Hufflignon is the result produced by a group led by Canadian saxophonist Peter Van Huffel and Belgian vocalist Sophie Tassignon flanked by trombonist Samuel Blaser and bassist Michael Bates. Van Huffel, in this instance on alto and soprano, is the owner of a sophisticated technique and a suavely faultless tone that Tassignon is all too eager to stimulate in scores including problematic dissonant lines that the couple approaches either in unison or in intertwining keenness. She doesn't possess what one might define an immediately identifiable timbre, but is technically unyielding and, what's best, tending to set the vocal parts at the service of the compositions instead of doing what the large part of jazz singers do, namely looking for sunny spots where worn out bebop trickery rapidly drowns the listener in thick tediousness. Blaser's stout phrasing, in addition to his purposeful soloism, shifts the axis of the pieces towards more eccentric environments at times, while Bates' bass is genuinely reactive to the changes in the general perspective, certifying the functionality of the quartet under any condition (never overly extreme, though).
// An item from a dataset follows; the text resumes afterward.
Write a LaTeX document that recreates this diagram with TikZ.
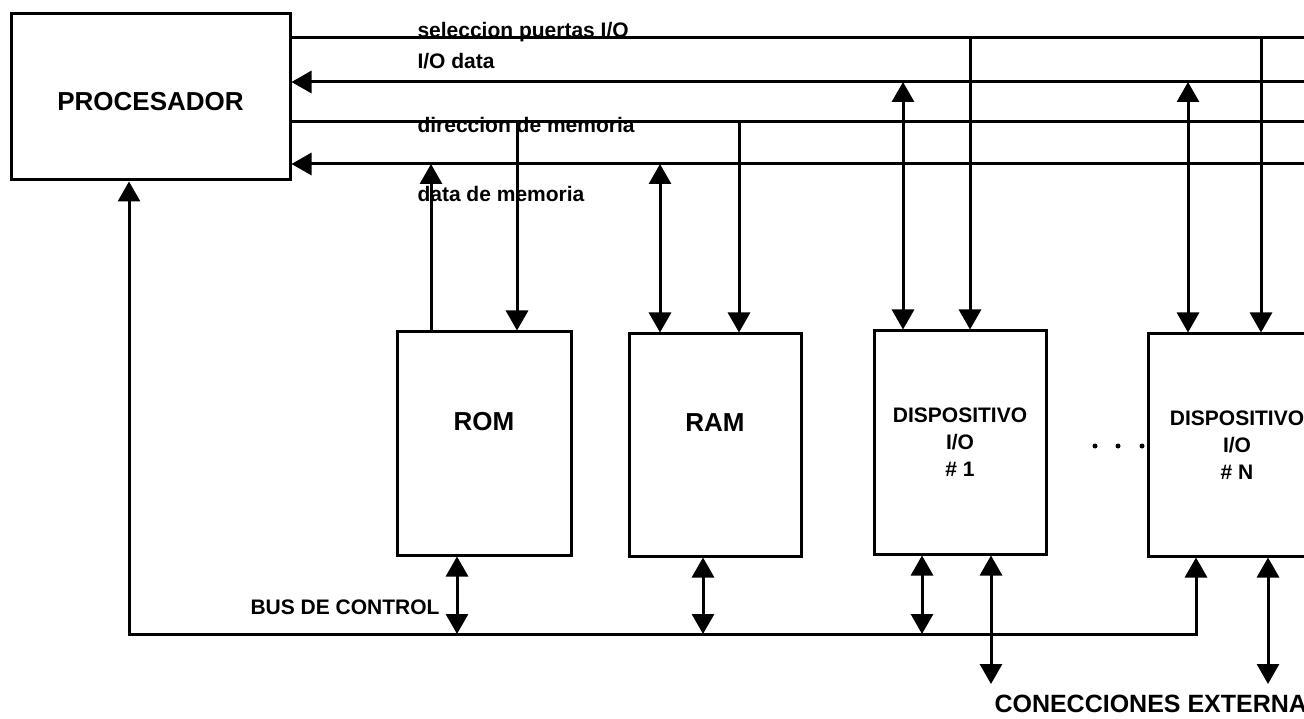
\documentclass[tikz,border=0pt]{standalone}
\usepackage{fontspec}
\setmainfont{Liberation Sans}
\usepackage{tikz}
\usetikzlibrary{arrows.meta}

\begin{document}
\begin{tikzpicture}[x=1pt, y=-1pt, line width=3pt,
    >={Triangle[length=20pt, width=22pt]},
    box/.style={draw, line width=3pt, inner sep=0pt, align=center,
        font=\fontsize{21}{27}\selectfont\bfseries},
    bigbox/.style={box, font=\fontsize{26}{30}\selectfont\bfseries},
    buslbl/.style={inner sep=0pt, anchor=base west,
        font=\fontsize{21}{24}\selectfont\bfseries}]

\useasboundingbox (0,0) rectangle (1304,719);

% draw processor and memory boxes
\node[bigbox, minimum width=279pt, minimum height=166pt] (proc) at (150.5,97) {};
\node[bigbox, draw=none] (proclbl) at ([yshift=-5pt]proc.center) {PROCESADOR};
\node[bigbox, minimum width=174pt, minimum height=223pt] (rom) at (484,443.5) {};
\node[bigbox, minimum width=172pt, minimum height=222pt] (ram) at (715,445) {};
\node[bigbox, draw=none] (romlbl) at ([yshift=22pt]rom.center) {ROM};
\node[bigbox, draw=none] (ramlbl) at ([yshift=22pt]ram.center) {RAM};

% draw the I/O devices
\node[box, minimum width=172pt, minimum height=223pt] (dev1) at (960,442.5) {DISPOSITIVO\\I/O\\\# 1};
\node[box, minimum width=178pt, minimum height=222pt] (devN) at (1237,445) {DISPOSITIVO\\I/O\\\# N};
\foreach \x in {1095,1118,1142}
{
    \fill (\x,446) circle (2.5pt);
}

% draw the four buses (they run off the right edge)
\coordinate (selR) at (1320,38);
\coordinate (iodR) at (1320,82);
\coordinate (dirR) at (1320,122);
\coordinate (datR) at (1320,164);
\draw (proc.east |- selR) -- (selR);
\draw[<-] (proc.east |- iodR) -- (iodR);
\draw (proc.east |- dirR) -- (dirR);
\draw[<-] (proc.east |- datR) -- (datR);

% label the buses
\node[buslbl] (sellbl) at (416,38) {seleccion puertas I/O};
\node[buslbl] (iodlbl) at (416,69) {I/O data};
\node[buslbl] (dirlbl) at (416,133) {direccion de memoria};
\node[buslbl] (datlbl) at (416,202) {data de memoria};

% taps on the buses
\foreach \name/\x/\y in {romIn/431/164, romAd/517/122, ramDt/660/164, ramAd/739/122,
    d1Dt/903/82, d1Sel/970/38, dNDt/1188/82, dNSel/1261/38}
{
    \coordinate (\name) at (\x,\y);
}
\draw[->] (rom.north -| romIn) -- (romIn);
\draw[->] (romAd) -- (rom.north -| romAd);
\draw[<->] (ram.north -| ramDt) -- (ramDt);
\draw[->] (ramAd) -- (ram.north -| ramAd);
\draw[<->] (dev1.north -| d1Dt) -- (d1Dt);
\draw[->] (d1Sel) -- (dev1.north -| d1Sel);
\draw[<->] (devN.north -| dNDt) -- (dNDt);
\draw[->] (dNSel) -- (devN.north -| dNSel);

% draw control bus
\coordinate (ctlL) at (129,634);
\coordinate (ctlR) at (1196,634);
\draw[<->] (proc.south -| ctlL) -- (ctlL) -- (ctlR) -- (devN.south -| ctlR);
\foreach \name/\x in {romCt/457, ramCt/703, d1Ct/922}
{
    \coordinate (\name) at (\x,634);
}
\draw[<->] (rom.south -| romCt) -- (romCt);
\draw[<->] (ram.south -| ramCt) -- (ramCt);
\draw[<->] (dev1.south -| d1Ct) -- (d1Ct);
\node[inner sep=0pt, font=\fontsize{21}{25}\selectfont\bfseries] (ctllbl) at (345,607) {BUS DE CONTROL};

% external connections
\coordinate (d1Ext) at (991,684);
\coordinate (dNExt) at (1268,684);
\draw[<->] (dev1.south -| d1Ext) -- (d1Ext);
\draw[<->] (devN.south -| dNExt) -- (dNExt);
\node[inner sep=0pt, anchor=west, font=\fontsize{25}{30}\selectfont\bfseries] (extlbl) at (993,704) {CONECCIONES EXTERNAS};

\end{tikzpicture}
\end{document}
Except for a rendition of Antonio Vivaldi's "Cum Dederit" which smells a bit of filling material (let me admit it – he’s not a composer I particularly love), the record reveals interesting manners for voice and reeds to work side by side in such a kind of framework. In spite of a not excessive degree of audacity in devising truly pioneering strategies, it constitutes a pretty convincing option against the abundance of rather irrelevant voice-based jazz recordings.